Orbene, nello specifico, la decisione impugnata ha chiaramente risolto siffatta alternativa nel primo senso e, cioè, iscrivendo il provvedimento in questione nell’alveo degli atti meramente endoprocedimentali, in quanto non contiene alcuna statuizione terminativa del procedimento (o di una fase di esso) destinato a concludersi con il provvedimento favorevole alla società istante per la concessione; e ciò non solo e non tanto perchè “non esaurisce” il potere dell’amministrazione, ma anche e soprattutto perchè avente valore di mera constatazione (“presa d’atto”) del parere della Commissione tecnica regionale, senza neppure recepirne il contenuto.

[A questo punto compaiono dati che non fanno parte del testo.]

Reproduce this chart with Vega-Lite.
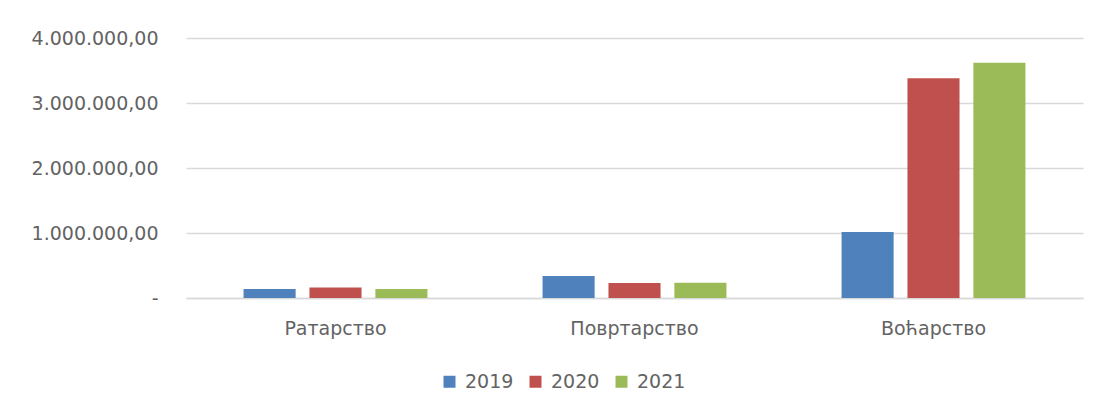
{
  "$schema": "https://vega.github.io/schema/vega-lite/v6.json",
  "autosize": {"type": "none"},
  "width": 897,
  "height": 260,
  "padding": {"left": 186, "top": 38, "right": 17, "bottom": 118},
  "background": "white",
  "config": {
    "locale": {"number": {"decimal": ",", "thousands": ".", "grouping": [3], "currency": ["", ""]}},
    "view": {"stroke": null},
    "font": "DejaVu Sans"
  },
  "data": {"values": [
    {"kategorija": "Ратарство", "godina": "2019", "vrednost": 140000},
    {"kategorija": "Ратарство", "godina": "2020", "vrednost": 160000},
    {"kategorija": "Ратарство", "godina": "2021", "vrednost": 140000},
    {"kategorija": "Повртарство", "godina": "2019", "vrednost": 340000},
    {"kategorija": "Повртарство", "godina": "2020", "vrednost": 230000},
    {"kategorija": "Повртарство", "godina": "2021", "vrednost": 235000},
    {"kategorija": "Воћарство", "godina": "2019", "vrednost": 1015000},
    {"kategorija": "Воћарство", "godina": "2020", "vrednost": 3380000},
    {"kategorija": "Воћарство", "godina": "2021", "vrednost": 3620000}
  ]},
  "mark": {"type": "bar"},
  "encoding": {
    "x": {
      "field": "kategorija", "type": "nominal", "sort": null,
      "scale": {"paddingInner": 0.385, "paddingOuter": 0.1925},
      "axis": {"title": null, "labelAngle": 0, "ticks": false, "domainColor": "#d9d9d9", "domainWidth": 1.5,
               "labelFont": "DejaVu Sans", "labelFontSize": 19, "labelColor": "#636363", "labelPadding": 21}
    },
    "xOffset": {"field": "godina", "type": "nominal", "scale": {"paddingInner": 0.21, "paddingOuter": 0}},
    "y": {
      "field": "vrednost", "type": "quantitative",
      "scale": {"domain": [0, 4000000], "nice": false},
      "axis": {"title": null, "values": [0, 1000000, 2000000, 3000000, 4000000], "format": ",.2f",
               "labelExpr": "datum.value == 0 ? '-   ' : datum.label",
               "ticks": false, "domain": false, "gridColor": "#d9d9d9", "gridWidth": 1.5,
               "labelFont": "DejaVu Sans", "labelFontSize": 19, "labelColor": "#636363", "labelPadding": 28}
    },
    "color": {
      "field": "godina", "type": "nominal",
      "scale": {"domain": ["2019", "2020", "2021"], "range": ["#4f81bd", "#c0504d", "#9bbb59"]},
      "legend": {"title": null, "orient": "none", "direction": "horizontal", "legendX": 254, "legendY": 334,
                 "symbolType": "square", "symbolSize": 144, "symbolStrokeWidth": 0,
                 "labelFont": "DejaVu Sans", "labelFontSize": 19, "labelColor": "#636363", "columnPadding": 12, "labelOffset": 6}
    }
  }
}
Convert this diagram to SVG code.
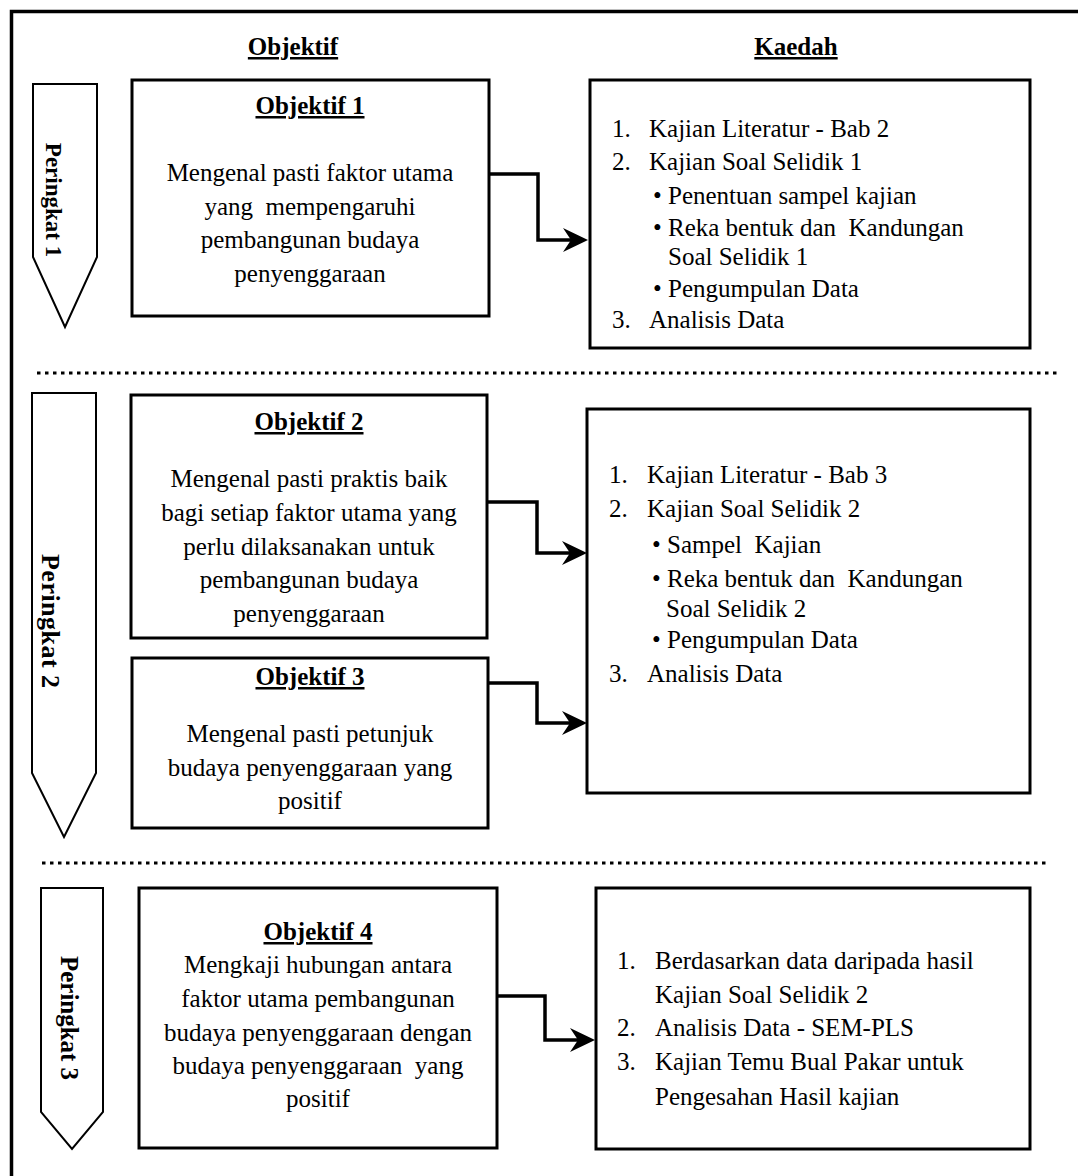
<svg xmlns="http://www.w3.org/2000/svg" width="1078" height="1176" viewBox="0 0 1078 1176">
<style>
text{font-family:"Liberation Serif","Times New Roman",serif;font-size:25px;fill:#000;white-space:pre}
.h{font-weight:bold;text-decoration:underline}
.c{text-anchor:middle}
.pk{font-weight:bold;text-anchor:middle}
.box{fill:#fff;stroke:#000;stroke-width:3}
.pent{fill:#fff;stroke:#000;stroke-width:2}
.dot{stroke:#000;stroke-width:3;stroke-dasharray:3.5 4.5;fill:none}
.conn{fill:none;stroke:#000;stroke-width:3.5;marker-end:url(#ah)}
</style>
<defs>
<marker id="ah" markerUnits="userSpaceOnUse" viewBox="0 0 25 24" refX="9" refY="12" markerWidth="25" markerHeight="24" orient="auto">
<path d="M0,0 L25,12 L0,24 L8,12 Z" fill="#000"/>
</marker>
</defs>
<rect width="1078" height="1176" fill="#fff"/>
<rect x="11.5" y="11.5" width="1100" height="1200" fill="none" stroke="#000" stroke-width="3.5"/>

<g id="headers">
<text class="h c" x="293" y="55">Objektif</text>
<text class="h c" x="796" y="55">Kaedah</text>
</g>

<g id="separators">
<line class="dot" x1="37" y1="373" x2="1057" y2="373"/>
<line class="dot" x1="42" y1="863" x2="1048" y2="863"/>
</g>

<g id="peringkat1">
<path class="pent" d="M33,84 L97,84 L97,257 L65,327 L33,257 Z"/>
<text class="pk" style="font-size:23px" transform="translate(46,200) rotate(90)">Peringkat 1</text>
</g>
<g id="peringkat2">
<path class="pent" d="M32,393 L96,393 L96,773 L64,837 L32,773 Z"/>
<text class="pk" style="font-size:26px" transform="translate(42,621) rotate(90)" textLength="134" lengthAdjust="spacing">Peringkat 2</text>
</g>
<g id="peringkat3">
<path class="pent" d="M41,888 L103,888 L103,1112 L72,1149 L41,1112 Z"/>
<text class="pk" style="font-size:25px" transform="translate(61,1018) rotate(90)" textLength="124" lengthAdjust="spacing">Peringkat 3</text>
</g>

<g id="objektif1">
<rect class="box" x="132" y="80" width="357" height="236"/>
<text class="h c" x="310" y="114">Objektif 1</text>
<text class="c" x="310" y="181">Mengenal pasti faktor utama</text>
<text class="c" x="310" y="215">yang  mempengaruhi</text>
<text class="c" x="310" y="248">pembangunan budaya</text>
<text class="c" x="310" y="282">penyenggaraan</text>
</g>

<g id="objektif2">
<rect class="box" x="131" y="395" width="356" height="243"/>
<text class="h c" x="309" y="430">Objektif 2</text>
<text class="c" x="309" y="487">Mengenal pasti praktis baik</text>
<text class="c" x="309" y="521">bagi setiap faktor utama yang</text>
<text class="c" x="309" y="555">perlu dilaksanakan untuk</text>
<text class="c" x="309" y="588">pembangunan budaya</text>
<text class="c" x="309" y="622">penyenggaraan</text>
</g>

<g id="objektif3">
<rect class="box" x="132" y="658" width="356" height="170"/>
<text class="h c" x="310" y="685">Objektif 3</text>
<text class="c" x="310" y="742">Mengenal pasti petunjuk</text>
<text class="c" x="310" y="776">budaya penyenggaraan yang</text>
<text class="c" x="310" y="809">positif</text>
</g>

<g id="objektif4">
<rect class="box" x="139" y="888" width="358" height="260"/>
<text class="h c" x="318" y="940">Objektif 4</text>
<text class="c" x="318" y="973">Mengkaji hubungan antara</text>
<text class="c" x="318" y="1007">faktor utama pembangunan</text>
<text class="c" x="318" y="1041">budaya penyenggaraan dengan</text>
<text class="c" x="318" y="1074">budaya penyenggaraan  yang</text>
<text class="c" x="318" y="1107">positif</text>
</g>

<g id="kaedah1">
<rect class="box" x="590" y="80" width="440" height="268"/>
<text x="612" y="137">1.</text><text x="649" y="137">Kajian Literatur - Bab 2</text>
<text x="612" y="170">2.</text><text x="649" y="170">Kajian Soal Selidik 1</text>
<text x="653" y="204">• Penentuan sampel kajian</text>
<text x="653" y="236">• Reka bentuk dan  Kandungan</text>
<text x="668" y="265">Soal Selidik 1</text>
<text x="653" y="297">• Pengumpulan Data</text>
<text x="612" y="328">3.</text><text x="649" y="328">Analisis Data</text>
</g>

<g id="kaedah2">
<rect class="box" x="587" y="409" width="443" height="384"/>
<text x="609" y="483">1.</text><text x="647" y="483">Kajian Literatur - Bab 3</text>
<text x="609" y="517">2.</text><text x="647" y="517">Kajian Soal Selidik 2</text>
<text x="652" y="553">• Sampel  Kajian</text>
<text x="652" y="587">• Reka bentuk dan  Kandungan</text>
<text x="666" y="617">Soal Selidik 2</text>
<text x="652" y="648">• Pengumpulan Data</text>
<text x="609" y="682">3.</text><text x="647" y="682">Analisis Data</text>
</g>

<g id="kaedah3">
<rect class="box" x="596" y="888" width="434" height="261"/>
<text x="617" y="969">1.</text><text x="655" y="969">Berdasarkan data daripada hasil</text>
<text x="655" y="1003">Kajian Soal Selidik 2</text>
<text x="617" y="1036">2.</text><text x="655" y="1036">Analisis Data - SEM-PLS</text>
<text x="617" y="1070">3.</text><text x="655" y="1070">Kajian Temu Bual Pakar untuk</text>
<text x="655" y="1105">Pengesahan Hasil kajian</text>
</g>

<g id="connectors">
<path class="conn" d="M489,174 H538 V240 H572"/>
<path class="conn" d="M487,502 H537 V553 H571"/>
<path class="conn" d="M488,683 H537 V723 H571"/>
<path class="conn" d="M497,996 H545 V1040 H579"/>
</g>
</svg>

Merita puntualizzare che nel percorso argomentativo della decisione impugnata non vi è alcuna assimilazione o confusione tra il provvedimento impugnato e l’atto presupposto, il cui annullamento “non determina la caducazione automatica dell’atto consequenziale, ma semplicemente la sua invalidità derivata”; al contrario, viene rimarcata la differenza tra l’atto presupposto e il provvedimento qui impugnato e correlativamente esclusa l’esistenza di un rapporto di consequenzialità tra quest’ultimo provvedimento e quello finale, ritenendosi che “a maggior ragione” non vi fosse interesse all’impugnazione del provvedimento di “presa d’atto”, posto che l’atto finale del procedimento costituiva frutto di una valutazione autonomamente compiuta dall’Amministrazione regionale.
3.3. È il caso, altresì, di precisare che, in tale contesto, il riferimento alla mancata impugnazione del provvedimento finale, non costituisce un'(autonoma e alternativa) ratio decidendi, ma rappresenta solo un argomento suppletivo, volto ad evidenziare che l’eventuale annullamento del provvedimento endo-procedimentale impugnato sarebbe risultato privo di effetti satisfattivi nei confronti dei ricorrenti, anche in ragione del sopravvenire nelle more del giudizio del provvedimento finale e in considerazione dell’esclusione di un rapporto di consequenzialità con quello impugnato; derivando da ciò l’inconferenza della generica estensione dell’impugnativa a tutti gli atti conseguenti, quale espressa in sede di precisazione delle conclusioni.
Ne consegue l’inammissibilità, per carenza di interesse, del secondo motivo di ricorso, segnatamente quanto all’inesatta individuazione del dies a quo dell’impugnazione del provvedimento finale, trattandosi di censura proposta avverso una parte di sentenza, nella sostanza, sfornita di reali effetti giuridici, risultando il decisum fondato sul rilievo del carattere meramente endoprocedimentale, privo di effetti immediati e diretti, del provvedimento impugnato.
- Discende, altresì, da quanto sopra, l’assorbimento degli ulteriori motivi, con cui non si critica direttamente, per il contenuto delle relative statuizioni o per l’assenza di statuizioni dovute, la sentenza impugnata, ma si denunciano piuttosto, pretesi vizi dell’atto amministrativo investito dal ricorso al T.S.A.P. sul presupposto (non verificatosi) dell’accoglimento dei precedenti motivi.
In conclusione il ricorso va rigettato.
Le spese del giudizio di legittimità, liquidate come in dispositivo alla stregua dei parametri di cui al Decreto Ministeriale n. 55 del 2014 in favore di ognuna delle resistenti, seguono la soccombenza.
Infine, dal momento che il ricorso risulta notificato successivamente al termine previsto dalla L. n. 228 del 2012, art. 1, comma 18, deve darsi atto della sussistenza dei presupposti di cui al Decreto del Presidente della Repubblica n. 115 del 2002, art. 13, comma 1 quater, introdotto dalla citata L. n. 228 del 2012, art. 1, comma 17.
P.Q.M.
La Corte rigetta il ricorso e condanna parte ricorrente al rimborso delle spese del giudizio di cassazione, liquidate in Euro 4.200,00 (di cui Euro 200,00 per esborsi) oltre accessori come per legge e contributo spese generali in favore di ognuna delle parti resistenti. Ai sensi del Decreto del Presidente della Repubblica n. 115 del 2002, art. 13, comma 1 quater dà atto della sussistenza dei presupposti per il versamento da parte dei ricorrenti dell’ulteriore importo a titolo di contributo unificato pari a quello dovuto per il ricorso a norma dello stesso art. 13, comma 1 bis.